Mamá nunca dejó que tratáramos a los familiares de papá, y por esa razón es hasta ahora que rebaso el medio siglo, me he enterado de que, por el lado paterno, desciendo de una serie de escritores que se remonta a la época de la Primera Guerra Mundial. A quien conocí de ellos es a un primo hermano de mi padre, que es sacerdote jesuita y se llama Carlos González Salas, cronista de la ciudad de Tampico. Mi papá era de allá.


Con mi padre también estoy resentida. Entre otras cosas, porque por un lado, me decía que era inteligente, que podía tener, dicho con sus palabras, “una cultura humanística padre”, pero por otro lado, me golpeaba cuando no daba una en matemáticas. A veces hasta creo que le hubiera frustrado que alguna vez sacara una calificación decente en esa materia, porque entonces, no habría motivo o más bien pretexto para los golpes.


Otra cosa que no pude entender sino hasta hoy, fue que no nos rescatara, ni a mis hermanos ni a mí, de las garras de mamá. Y lo escribo así, porque así lo vivimos. Un médico psiquiatra le dijo que su esposa tenía esquizofrenia y que lo más conveniente era que se divorciara, le quitara la patria potestad sobre nosotros y que la dejara, que nos llevara consigo a otro lado a iniciar una nueva vida y no lo hizo. Argumentó que “no podía hacerle esa jijez a una pobre mujer que estaba hospitalizada”, y con ello nos condenó, a mis hermanos y a mí, a una vida de sinrazón que no teníamos por qué padecer.


Con los años entendí que el verdadero motivo que tuvo para ello fue que, afectivamente, no éramos sus hijos, sino “el pinche ganado de la buscona esa”, que se le había entregado antes del matrimonio para poder titularse de cirujana dentista, cosa que la abuela y las tías no le podían o no le quisieron ayudar a costear.
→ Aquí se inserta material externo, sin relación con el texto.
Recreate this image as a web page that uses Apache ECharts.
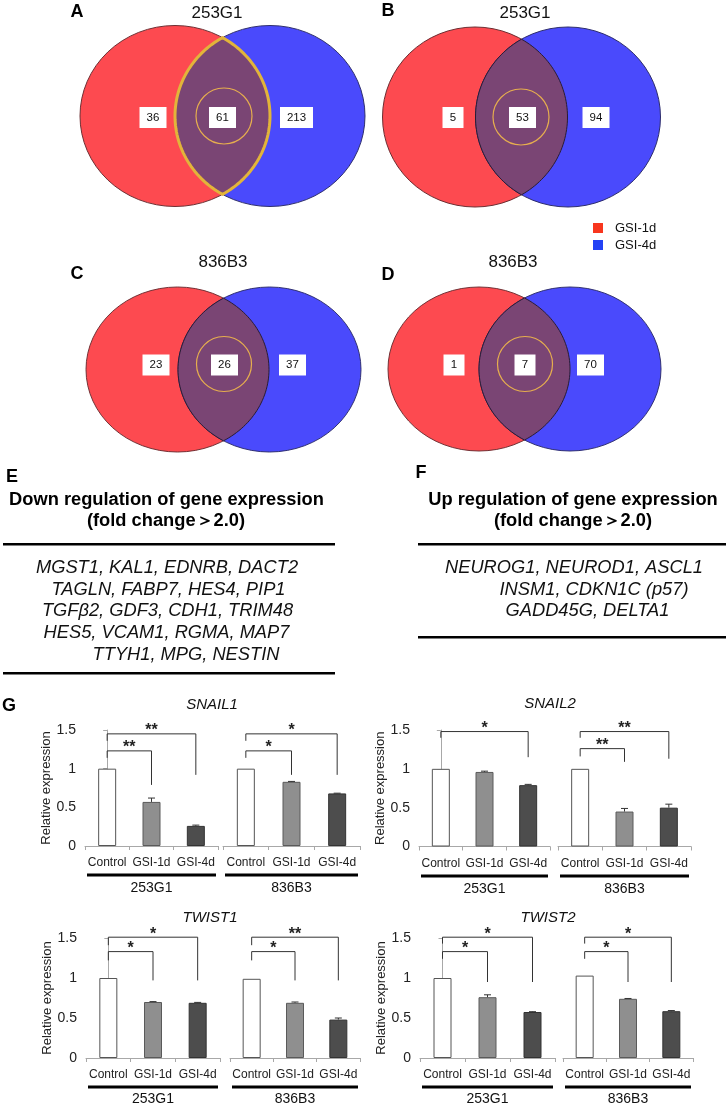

Él fue el amante patrocinador de la segunda mitad de su carrera y fue motivo más que suficiente para que los parientes políticos, es decir los abuelos paternos y por ende los demás, no nos aceptaran.


Mamá fue díscola. Ante nosotros se presentaba con un aire de superioridad, de rigor moral a toda prueba, de ejemplo de mujer liberada y feminista, que tenía una profesión y que al mismo tiempo se desempeñaba como esposa, madre y ama de casa, ¡la gran admirable! ¡Chiflaba, bailaba y cantaba al mismo tiempo! 


Hoy puedo contemplar que esos aires de grandeza nada más transmitían un mensaje: “A ustedes no les importa lo que yo haya tenido que hacer para ganarme mi título, pero sí van a pagar los platos rotos de todas las broncas que tuve por eso y que no supe resolver.” Para ella tampoco fuimos sus hijos, sino más bien la secuela de una chamba desagradable que tuvo que hacer para subir, de ser la simple hija de una fritanguera, a ser toda una profesional, ¡en un trabajo que allá, en la España antigua, ejecutaba cualquier pinchurriento barbero! ¡La cenicienta grotesca!


Verla así, como princesa de pacotilla, o como mala persona, me ayuda a sobrevivir, pero también me ha impedido recordar que de niña ganó un concurso literario. El libro que obtuvo de premio lo conservaba como uno de sus bienes más queridos.